CINCINNATI (April 20, 2006) -- Chad Johnson got a two-year extension as part of a reworked contract that substantially increases his pay and could keep him with the Cincinnati Bengals through 2011.
The Bengals also got a tentative deal with Anthony Wright to become the backup quarterback while Carson Palmer recovers from reconstructive knee surgery, leading an offense that counts heavily on Johnson.
The three-time Pro Bowl receiver had been under contract through 2009. The new deal could pay him an average of $10.75 million per year in bonuses and salary, far more than his previous contract.
"It's something we've been working on for over a year, and Chad has been very patient and went about this the right way," agent Drew Rosenhaus said. "There was nothing negative, he never missed any time."
There were concerns that Johnson would become unhappy with his previous deal, which paid him far less than some of the game's top receivers. For instance, Terrell Owens -- another Rosenhaus client -- could make up to $25 million on his new three-year deal with Dallas, if he stays out of trouble.
Owens got a $5 million signing bonus and $5 million base salary for 2006. By comparison, Johnson would have made a $2.75 million salary this season under his old deal. The biggest salary Johnson could have made under the old contract was $3.6 million.
Johnson led the AFC with a career-high 97 catches last season. He also set a club record with 1,432 yards, leading the conference in that category for the third straight year. He became one of the league's most noticed players with his touchdown celebrations.
The Bengals have been trying to lock up key parts of their offense. Fullback Jeremi Johnson got a six-year deal that will average about $1.5 million per year.
"This is a key development for our team," coach Marvin Lewis said. "It further secures our future with one of our top players, in the prime of his career, and I want to commend Chad for his efforts in making it happen. It shows his commitment to what we have going here."
Johnson didn't immediately return a phone message. During the season, he said he'd like to spend the rest of his career in Cincinnati, trying to set NFL passing records with Palmer.

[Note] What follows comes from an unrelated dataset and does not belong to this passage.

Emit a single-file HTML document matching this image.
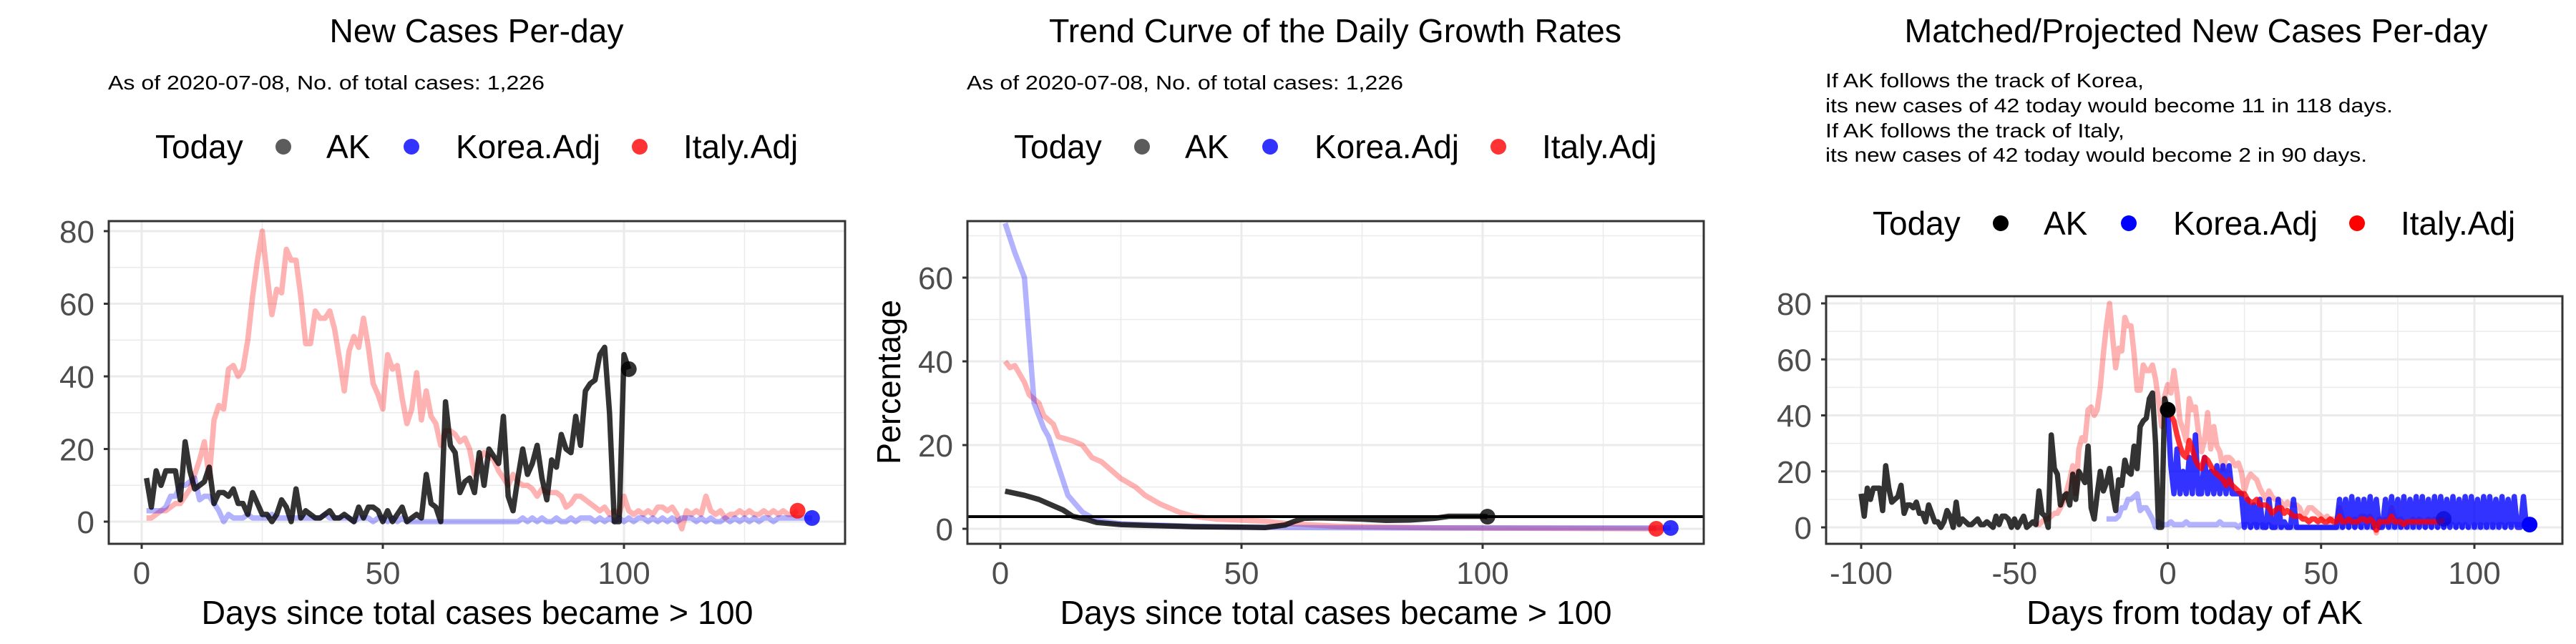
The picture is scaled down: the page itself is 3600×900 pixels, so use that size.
<!DOCTYPE html>
<html><head><meta charset="utf-8"><style>
html,body{margin:0;padding:0;background:#fff}
svg{display:block}
text{font-family:"Liberation Sans",Arial,sans-serif}
</style></head><body>
<svg id="chart" width="3600" height="900" viewBox="0 0 3600 900" xmlns="http://www.w3.org/2000/svg"></svg>
<script>
// ---- Panel 1: new cases per day ----
const akNew = [12,4,14,10,14,14,14,6,22,14,9,10,11,15,5,8,8,7,9,5,5,2,8,5,2,2,0,2,6,4,0,9,1,3,2,1,1,2,3,1,1,2,1,0,4,1,4,4,3,0,3,0,2,4,0,1,2,1,13,5,4,0,33,21,19,8,11,12,8,19,10,20,18,16,29,7,3,12,20,13,16,21,12,6,17,15,24,20,19,29,21,36,38,39,46,48,30,0,0,46,42];
const italyNew = [1,1,2,3,3,4,5,5,7,9,13,17,22,12,28,32,31,42,43,40,42,50,62,72,80,68,57,64,63,75,72,72,62,49,49,58,56,56,58,53,45,36,47,51,48,56,48,38,35,31,46,42,43,34,27,31,41,28,36,29,27,21,25,25,24,22,23,20,13,17,19,18,17,14,12,10,13,11,10,10,9,7,9,8,8,8,7,4,5,7,7,6,5,4,3,4,2,3,2,7,3,2,3,2,3,2,4,4,3,4,2,-2,3,2,3,2,7,3,2,3,1,2,2,3,2,3,2,2,3,2,3,2,3,2,2,3];
const koreaNew = [3,3,3,3,4,7,7,10,10,11,12,6,7,7,5,3,0,2,1,1,1,2,1,1,1,1,2,1,1,1,1,1,1,1,1,1,1,2,1,1,1,1,1,0,1,1,1,0,1,1,0,1,0,1,0,0,0,0,0,0,0,0,0,0,0,0,0,0,0,0,0,0,0,0,0,0,0,0,1,0,1,0,1,0,0,1,0,0,1,0,1,1,1,0,1,0,1,0,1,0,1,0,1,1,0,1,0,1,0,1,0,1,1,1,0,1,0,1,0,0,1,0,1,0,1,0,1,0,1,1,0,1,1,1,1,1,1,1,1];
// ---- Panel 2: growth rate trend ----
const akGrowthDays = [1,3,5,8,10,13,15,18,20,25,30,40,50,55,57,59,61,63,66,70,75,80,85,90,93,96,100,101];
const akGrowth = [9,8.5,8,7,6,4.5,3,2.2,1.5,1,0.8,0.5,0.4,0.3,0.6,0.9,1.8,2.5,2.6,2.5,2.3,2,2.1,2.5,3,3,3,2.9];
const koreaGrowthDays = [1,3,5,6,7,9,10,12,14,17,20,25,30,40,50,60,80,100,139];
const koreaGrowth = [73,66,60,45,30,24,22,15,8,4,2,1.2,1,0.6,0.4,0.3,0.2,0.2,0.2];
const italyGrowthDays = [1,2,3,5,6,8,9,11,12,15,17,19,21,25,28,30,33,37,40,45,55,60,70,90,136];
const italyGrowth = [40,38.5,39,35,32,30,27,25,22,21,20,17,16,12,10,8,6,4,3,2.3,1.8,1.2,0.6,0.2,0];
const refLine = 2.9;
// ---- Panel 3: projections ----
const akOffset = -101, italyOffset = -44, koreaOffset = -21;
const redProj = [42,40,38,33,29,26,25,31,28,24,22,21,25,24,22,20,19,18,17,15,17,15,14,13,12,12,10,9,9,10,8,8,8,7,5,6,7,7,5,6,5,4,4,4,3,3,2,3,3,2,3,2,2,3,2,2,4,2,2,3,2,2,2,3,3,2,3,2,-1,2,2,2,2,4,2,2,2,1,2,2,2,2,2,2,2,2,2,2,2,2,3];
const blueProj = [42,22,12,28,12,20,12,25,12,33,12,12,25,12,20,12,22,12,22,12,22,12,12,12,12,0,10,0,8,0,10,0,0,10,0,0,10,0,2,0,0,10,0,0,0,0,0,0,0,0,0,0,0,0,0,0,10,0,10,0,11,0,10,0,10,0,11,0,10,0,0,10,0,11,0,10,0,11,0,10,0,11,0,11,0,10,0,11,0,11,0,10,0,11,0,10,0,11,0,11,0,10,0,11,0,11,0,10,0,11,0,10,0,11,0,0,11,0,1];

const NS = "http://www.w3.org/2000/svg";
const svg = document.getElementById('chart');
function el(tag, attrs, parent, txt){ const e=document.createElementNS(NS,tag); for(const k in attrs) e.setAttribute(k,attrs[k]); if(txt!==undefined) e.textContent=txt; (parent||svg).appendChild(e); return e; }

function panel(cfg){
  const g = el('g',{});
  
  
  const X = d => cfg.x0px + (d - cfg.x0v) * (cfg.x1px - cfg.x0px) / (cfg.x1v - cfg.x0v);
  const Y = v => cfg.y0px - (v - cfg.y0v) * (cfg.y0px - cfg.y1px) / (cfg.y1v - cfg.y0v);
  const L=cfg.L,R=cfg.R,T=cfg.T,B=cfg.B;
  const grid = el('g',{},g);
  
  
  cfg.yMinor.forEach(v=>el('line',{x1:L,x2:R,y1:Y(v),y2:Y(v),stroke:'#ebebeb','stroke-width':1.5},grid));
  cfg.xMinor.forEach(v=>el('line',{x1:X(v),x2:X(v),y1:T,y2:B,stroke:'#ebebeb','stroke-width':1.5},grid));
  cfg.yMajor.forEach(v=>el('line',{x1:L,x2:R,y1:Y(v),y2:Y(v),stroke:'#ebebeb','stroke-width':3},grid));
  cfg.xMajor.forEach(v=>el('line',{x1:X(v),x2:X(v),y1:T,y2:B,stroke:'#ebebeb','stroke-width':3},grid));
  const cp = 'clip-'+cfg.name;
  const defs = el('defs',{},g);
  const c = el('clipPath',{id:cp},defs);
  el('rect',{x:L,y:T,width:R-L,height:B-T},c);
  const plot = el('g',{'clip-path':'url(#'+cp+')'},g);
  cfg.series.forEach(s=>{
    const pts = s.days.map((d,i)=>X(d).toFixed(1)+','+Y(s.vals[i]).toFixed(1)).join(' ');
    const p = el('polyline',{points:pts,fill:'none',stroke:s.color,'stroke-opacity':s.op,'stroke-width':7.5,'stroke-linejoin':'round'},plot);
    
    
  });
  if(cfg.hline!==undefined){ el('line',{x1:L,x2:R,y1:Y(cfg.hline),y2:Y(cfg.hline),stroke:'#000','stroke-width':4},plot); }
  cfg.points.forEach(pt=>{
    const c2 = el('circle',{cx:X(pt.d),cy:Y(pt.v),r:11,fill:pt.color,'fill-opacity':pt.op},plot);
    
    
  });
  el('rect',{x:L,y:T,width:R-L,height:B-T,fill:'none',stroke:'#333','stroke-width':3},g);
  cfg.yMajor.forEach(v=>{
    el('line',{x1:L-7,x2:L,y1:Y(v),y2:Y(v),stroke:'#333','stroke-width':3},g);
    const t = el('text',{x:L-20,y:Y(v)+16,'text-anchor':'end','font-size':44,fill:'#4d4d4d'},g,String(v));
    
    
  });
  cfg.xMajor.forEach(v=>{
    el('line',{x1:X(v),x2:X(v),y1:B,y2:B+7,stroke:'#333','stroke-width':3},g);
    const t = el('text',{x:X(v),y:816,'text-anchor':'middle','font-size':44,fill:'#4d4d4d'},g,String(v));
    
    
  });
  return {X,Y};
}

function legend(x0, y, dark){
  const g = el('g',{});
  
  
  el('text',{x:x0,y:y+16,'font-size':46,fill:'#000'},g,'Today');
  const items=[['AK',dark?'#000':'#333',179,239],['Korea.Adj','#0000ff',358,420],['Italy.Adj','#ff0000',677,738]];
  items.forEach(it=>{
    const e=el('g',{},g);
    
    
    el('circle',{cx:x0+it[2],cy:y,r:11,fill:it[1],'fill-opacity':dark?1:0.8},e);
    el('text',{x:x0+it[3],y:y+16,'font-size':46,fill:'#000'},e,it[0]);
  });
}
function title(x, txt, len){ const t=el('text',{x:x,y:59,'text-anchor':'middle','font-size':46,fill:'#000',textLength:len,lengthAdjust:'spacingAndGlyphs'},svg,txt);   }
function sub(x,y,txt,len){ const t=el('text',{x:x,y:y,'font-size':28,fill:'#000',textLength:len,lengthAdjust:'spacingAndGlyphs'},svg,txt);   }
function xtitle(x,txt,len){ const t=el('text',{x:x,y:872,'text-anchor':'middle','font-size':46,fill:'#000',textLength:len,lengthAdjust:'spacingAndGlyphs'},svg,txt);   }

const range = (a,n)=>Array.from({length:n},(_,i)=>a+i);

// Panel 1
title(666,'New Cases Per-day',411);
sub(151,125,'As of 2020-07-08, No. of total cases: 1,226',610);
legend(217,205,false);
panel({name:'new-cases-panel',L:152,R:1181,T:309,B:760,x0v:0,x1v:100,x0px:198,x1px:872,y0v:0,y1v:80,y0px:729,y1px:323,
  yMajor:[0,20,40,60,80],yMinor:[10,30,50,70],xMajor:[0,50,100],xMinor:[25,75,125],
  series:[
    {name:'italy-line',days:range(1,italyNew.length),vals:italyNew,color:'#ff0000',op:0.3},
    {name:'korea-line',days:range(1,koreaNew.length),vals:koreaNew,color:'#0000ff',op:0.3},
    {name:'ak-line',days:range(1,akNew.length),vals:akNew,color:'#000',op:0.8}],
  points:[{name:'ak-today',d:akNew.length,v:akNew[akNew.length-1],color:'#000',op:0.8},
    {name:'italy-today',d:italyNew.length,v:italyNew[italyNew.length-1],color:'#ff0000',op:0.8},
    {name:'korea-today',d:koreaNew.length,v:koreaNew[koreaNew.length-1],color:'#0000ff',op:0.8}]});
xtitle(667,'Days since total cases became > 100',771);

// Panel 2
title(1866,'Trend Curve of the Daily Growth Rates',800);
sub(1351,125,'As of 2020-07-08, No. of total cases: 1,226',610);
legend(1417,205,false);
panel({name:'growth-rate-panel',L:1352,R:2381,T:309,B:760,x0v:0,x1v:100,x0px:1398,x1px:2072,y0v:0,y1v:60,y0px:739,y1px:388,
  yMajor:[0,20,40,60],yMinor:[10,30,50,70],xMajor:[0,50,100],xMinor:[25,75,125],hline:refLine,
  series:[
    {name:'italy-growth-line',days:italyGrowthDays,vals:italyGrowth,color:'#ff0000',op:0.3},
    {name:'korea-growth-line',days:koreaGrowthDays,vals:koreaGrowth,color:'#0000ff',op:0.3},
    {name:'ak-growth-line',days:akGrowthDays,vals:akGrowth,color:'#000',op:0.8}],
  points:[{name:'ak-today',d:101,v:akGrowth[akGrowth.length-1],color:'#000',op:0.8},
    {name:'italy-today',d:136,v:italyGrowth[italyGrowth.length-1],color:'#ff0000',op:0.8},
    {name:'korea-today',d:139,v:koreaGrowth[koreaGrowth.length-1],color:'#0000ff',op:0.8}]});
xtitle(1867,'Days since total cases became > 100',771);
const yt = el('text',{x:0,y:0,'text-anchor':'middle','font-size':46,fill:'#000',transform:'translate(1258,534) rotate(-90)',textLength:230,lengthAdjust:'spacingAndGlyphs'},svg,'Percentage');



// Panel 3
title(3069,'Matched/Projected New Cases Per-day',815);
sub(2551,122,'If AK follows the track of Korea,',445);
sub(2551,157,'its new cases of 42 today would become 11 in 118 days.',793);
sub(2551,192,'If AK follows the track of Italy,',418);
sub(2551,226,'its new cases of 42 today would become 2 in 90 days.',757);
legend(2617,312,true);
panel({name:'projection-panel',L:2552,R:3581,T:414,B:760,x0v:-100,x1v:100,x0px:2601,x1px:3458,y0v:0,y1v:80,y0px:737,y1px:424,
  yMajor:[0,20,40,60,80],yMinor:[10,30,50,70],xMajor:[-100,-50,0,50,100],xMinor:[-75,-25,25,75],
  series:[
    {name:'italy-matched-line',days:range(1+italyOffset,italyNew.length),vals:italyNew,color:'#ff0000',op:0.3},
    {name:'korea-matched-line',days:range(1+koreaOffset,koreaNew.length),vals:koreaNew,color:'#0000ff',op:0.3},
    {name:'ak-line',days:range(1+akOffset,akNew.length),vals:akNew,color:'#000',op:0.8},
    {name:'korea-projected-line',days:range(0,blueProj.length),vals:blueProj,color:'#0000ff',op:0.8},
    {name:'italy-projected-line',days:range(0,redProj.length),vals:redProj,color:'#ff0000',op:0.8}],
  points:[{name:'ak-today',d:0,v:42,color:'#000',op:1},
    {name:'italy-projected-end',d:redProj.length-1,v:redProj[redProj.length-1],color:'#0000cc',op:0.6},
    {name:'korea-projected-end',d:blueProj.length-1,v:blueProj[blueProj.length-1],color:'#0000ff',op:1}]});
xtitle(3067,'Days from today of AK',470);
</script>
</body></html>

Palmer had a breakout season in 2005, leading the NFL touchdowns and completion percentage. He led the Bengals to their first winning record and first playoff appearance in 15 years, but tore ligaments in his left knee during a first-round loss to Pittsburgh.
Palmer needed reconstructive surgery and is expected to miss most of training camp and, most likely, part of the season. With backup Jon Kitna gone to Detroit as a free agent, the Bengals have been trying to sign a backup who could start the season if Palmer isn't ready.
They had an agreement April 20 on a one-year deal with Wright, a free agent from Baltimore who was expected to come to Cincinnati to complete the contract in a day or so, agent Joel Segal said.
Once Palmer can play, Wright is expected to become the backup.
Cincinnati also has Doug Johnson and Craig Krenzel as backups, but neither has Wright's starting experience. The seven-year veteran started seven games for the Ravens last season, filling in while Kyle Boller recovered from a toe injury. Wright threw for a career-high 1,582 yards with six touchdowns and nine interceptions.
In seven seasons with Pittsburgh, Dallas and Baltimore, Wright started 19 games and threw for 20 touchdowns and 25 interceptions. He'll be joining one of the league's top offenses in Cincinnati, throwing to Johnson and T.J. Houshmandzadeh.